**Aim of the task:** Transcribe the material exactly. Images do not belong in the copy.

**Data provided:**
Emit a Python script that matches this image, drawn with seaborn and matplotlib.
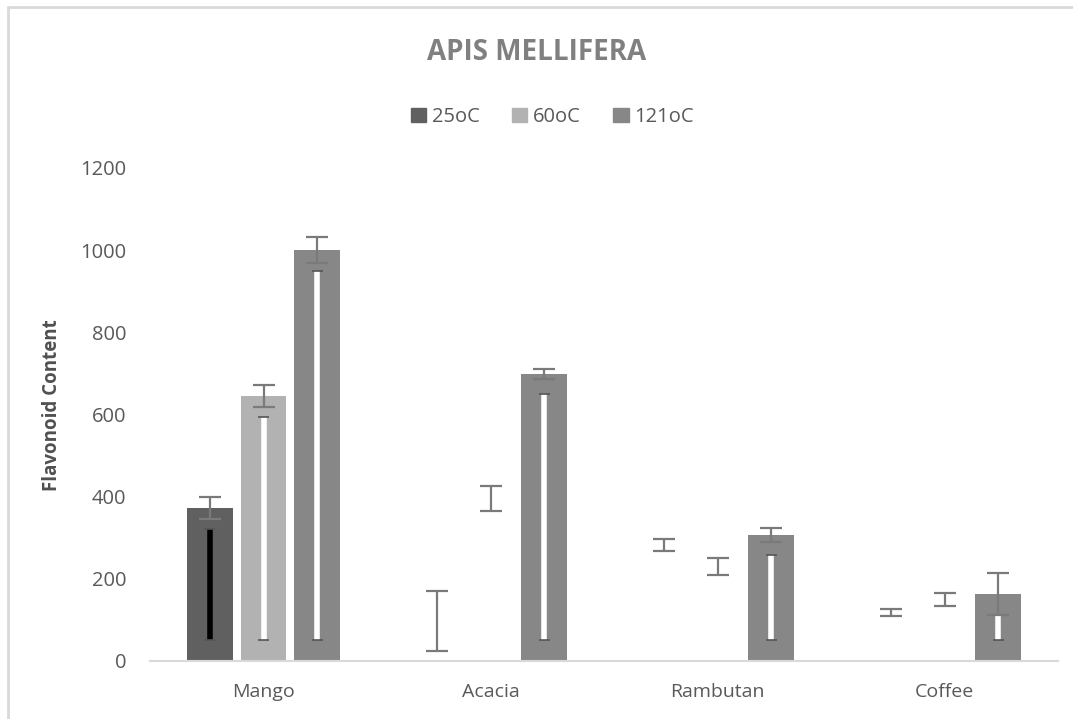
import matplotlib
matplotlib.use('Agg')
import matplotlib.pyplot as plt
import matplotlib.patches as mpatches
from matplotlib.container import BarContainer
import pandas as pd
import seaborn as sns

honey = ['Mango', 'Acacia', 'Rambutan', 'Coffee']
temps = ['25oC', '60oC', '121oC']

val_25 = [372, 97, 283, 118]
val_60 = [645, 395, 230, 150]
val_121 = [1000, 698, 307, 163]

err_25 = [27, 73, 15, 9]
err_60 = [27, 30, 21, 16]
err_121 = [31, 12, 17, 51]

# some bars are not drawn in the original, only their error bars
shown_25 = [True, False, False, False]
shown_60 = [True, False, False, False]
shown_121 = [True, True, True, True]

# odd inner stripe drawn inside the visible bars
inner_low = 50
inner_high_25 = [322, None, None, None]
inner_high_60 = [595, None, None, None]
inner_high_121 = [950, 650, 257, 113]

colors = ['#606060', '#b2b2b2', '#878787']

sns.set_style('white')
plt.rcParams['font.family'] = ['Open Sans', 'DejaVu Sans']

df = pd.DataFrame({
    'honey': honey * 3,
    'temp': [t for t in temps for _ in honey],
    'value': val_25 + val_60 + val_121,
})
errs = [err_25, err_60, err_121]
shown = [shown_25, shown_60, shown_121]
inner = [inner_high_25, inner_high_60, inner_high_121]

fig = plt.figure(figsize=(10.73, 7.19), dpi=100)
ax = fig.add_axes([150 / 1073, 1 - 661 / 719, 908 / 1073, 493 / 719])

sns.barplot(data=df, x='honey', y='value', hue='temp', order=honey, hue_order=temps,
            palette=colors, width=0.71, gap=0.15, saturation=1, errorbar=None,
            linewidth=0, ax=ax)

# collect bars, sort by x -> category major, hue minor
bars = [p for cont in list(ax.containers) if isinstance(cont, BarContainer) for p in cont]
bars = sorted(bars, key=lambda p: p.get_x())
for k, p in enumerate(bars[:12]):
    c, h = divmod(k, 3)
    xc = p.get_x() + p.get_width() / 2
    v = p.get_height()
    if not shown[h][c]:
        p.set_visible(False)
    ax.errorbar(xc, v, yerr=errs[h][c], fmt='none', ecolor='#7a7a7a',
                elinewidth=1.6, capsize=8, capthick=1.6, zorder=4)
    hi = inner[h][c]
    if hi is not None:
        lc = 'black' if (c == 0 and h == 0) else 'white'
        ax.vlines(xc, inner_low, hi, colors=lc, linewidth=4, zorder=3)
        ax.hlines([inner_low, hi], xc - 0.025, xc + 0.025, colors='#555555',
                  linewidth=1.2, zorder=3)

ax.set_xlim(-0.5, 3.5)
ax.set_ylim(0, 1200)
ax.set_yticks(range(0, 1201, 200))
ax.set_xlabel('')
ax.set_ylabel('Flavonoid Content', fontsize=13.5, fontweight='bold', color='#505050')
ax.yaxis.set_label_coords(-0.097, 0.52)
ax.tick_params(axis='both', length=0, labelsize=14, labelcolor='#595959')
ax.tick_params(axis='y', pad=17, labelsize=14.5)
ax.tick_params(axis='x', pad=16)
for s in ['top', 'right', 'left']:
    ax.spines[s].set_visible(False)
ax.spines['bottom'].set_color('#d9d9d9')
ax.spines['bottom'].set_linewidth(1.5)

handles = [mpatches.Patch(color=col, label=t) for col, t in zip(colors, temps)]
if ax.get_legend() is not None:
    ax.get_legend().remove()
fig.legend(handles=handles, loc='center', bbox_to_anchor=(0.515, 1 - 117 / 719), ncol=3,
           frameon=False, fontsize=14.5, handlelength=0.75, handleheight=0.75,
           handletextpad=0.3, columnspacing=1.6, labelcolor='#595959')

fig.text(0.5, 1 - 52 / 719, 'APIS MELLIFERA', ha='center', va='center',
         fontsize=20, fontweight='bold', color='#808080')

# outer chart frame
fig.patches.append(mpatches.Rectangle((8 / 1073, -0.1), 1.2, 1.1 - 8 / 719 + 0.002,
                                      transform=fig.transFigure, fill=False,
                                      edgecolor='#d9d9d9', linewidth=2))

fig.savefig('out.png', dpi=100)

**Solution:**
Emit a Python script that matches this image, drawn with seaborn and matplotlib.
import matplotlib
matplotlib.use('Agg')
import matplotlib.pyplot as plt
import matplotlib.patches as mpatches
from matplotlib.container import BarContainer
import pandas as pd
import seaborn as sns

honey = ['Mango', 'Acacia', 'Rambutan', 'Coffee']
temps = ['25oC', '60oC', '121oC']

val_25 = [372, 97, 283, 118]
val_60 = [645, 395, 230, 150]
val_121 = [1000, 698, 307, 163]

err_25 = [27, 73, 15, 9]
err_60 = [27, 30, 21, 16]
err_121 = [31, 12, 17, 51]

# some bars are not drawn in the original, only their error bars
shown_25 = [True, False, False, False]
shown_60 = [True, False, False, False]
shown_121 = [True, True, True, True]

# odd inner stripe drawn inside the visible bars
inner_low = 50
inner_high_25 = [322, None, None, None]
inner_high_60 = [595, None, None, None]
inner_high_121 = [950, 650, 257, 113]

colors = ['#606060', '#b2b2b2', '#878787']

sns.set_style('white')
plt.rcParams['font.family'] = ['Open Sans', 'DejaVu Sans']

df = pd.DataFrame({
    'honey': honey * 3,
    'temp': [t for t in temps for _ in honey],
    'value': val_25 + val_60 + val_121,
})
errs = [err_25, err_60, err_121]
shown = [shown_25, shown_60, shown_121]
inner = [inner_high_25, inner_high_60, inner_high_121]

fig = plt.figure(figsize=(10.73, 7.19), dpi=100)
ax = fig.add_axes([150 / 1073, 1 - 661 / 719, 908 / 1073, 493 / 719])

sns.barplot(data=df, x='honey', y='value', hue='temp', order=honey, hue_order=temps,
            palette=colors, width=0.71, gap=0.15, saturation=1, errorbar=None,
            linewidth=0, ax=ax)

# collect bars, sort by x -> category major, hue minor
bars = [p for cont in list(ax.containers) if isinstance(cont, BarContainer) for p in cont]
bars = sorted(bars, key=lambda p: p.get_x())
for k, p in enumerate(bars[:12]):
    c, h = divmod(k, 3)
    xc = p.get_x() + p.get_width() / 2
    v = p.get_height()
    if not shown[h][c]:
        p.set_visible(False)
    ax.errorbar(xc, v, yerr=errs[h][c], fmt='none', ecolor='#7a7a7a',
                elinewidth=1.6, capsize=8, capthick=1.6, zorder=4)
    hi = inner[h][c]
    if hi is not None:
        lc = 'black' if (c == 0 and h == 0) else 'white'
        ax.vlines(xc, inner_low, hi, colors=lc, linewidth=4, zorder=3)
        ax.hlines([inner_low, hi], xc - 0.025, xc + 0.025, colors='#555555',
                  linewidth=1.2, zorder=3)

ax.set_xlim(-0.5, 3.5)
ax.set_ylim(0, 1200)
ax.set_yticks(range(0, 1201, 200))
ax.set_xlabel('')
ax.set_ylabel('Flavonoid Content', fontsize=13.5, fontweight='bold', color='#505050')
ax.yaxis.set_label_coords(-0.097, 0.52)
ax.tick_params(axis='both', length=0, labelsize=14, labelcolor='#595959')
ax.tick_params(axis='y', pad=17, labelsize=14.5)
ax.tick_params(axis='x', pad=16)
for s in ['top', 'right', 'left']:
    ax.spines[s].set_visible(False)
ax.spines['bottom'].set_color('#d9d9d9')
ax.spines['bottom'].set_linewidth(1.5)

handles = [mpatches.Patch(color=col, label=t) for col, t in zip(colors, temps)]
if ax.get_legend() is not None:
    ax.get_legend().remove()
fig.legend(handles=handles, loc='center', bbox_to_anchor=(0.515, 1 - 117 / 719), ncol=3,
           frameon=False, fontsize=14.5, handlelength=0.75, handleheight=0.75,
           handletextpad=0.3, columnspacing=1.6, labelcolor='#595959')

fig.text(0.5, 1 - 52 / 719, 'APIS MELLIFERA', ha='center', va='center',
         fontsize=20, fontweight='bold', color='#808080')

# outer chart frame
fig.patches.append(mpatches.Rectangle((8 / 1073, -0.1), 1.2, 1.1 - 8 / 719 + 0.002,
                                      transform=fig.transFigure, fill=False,
                                      edgecolor='#d9d9d9', linewidth=2))

fig.savefig('out.png', dpi=100)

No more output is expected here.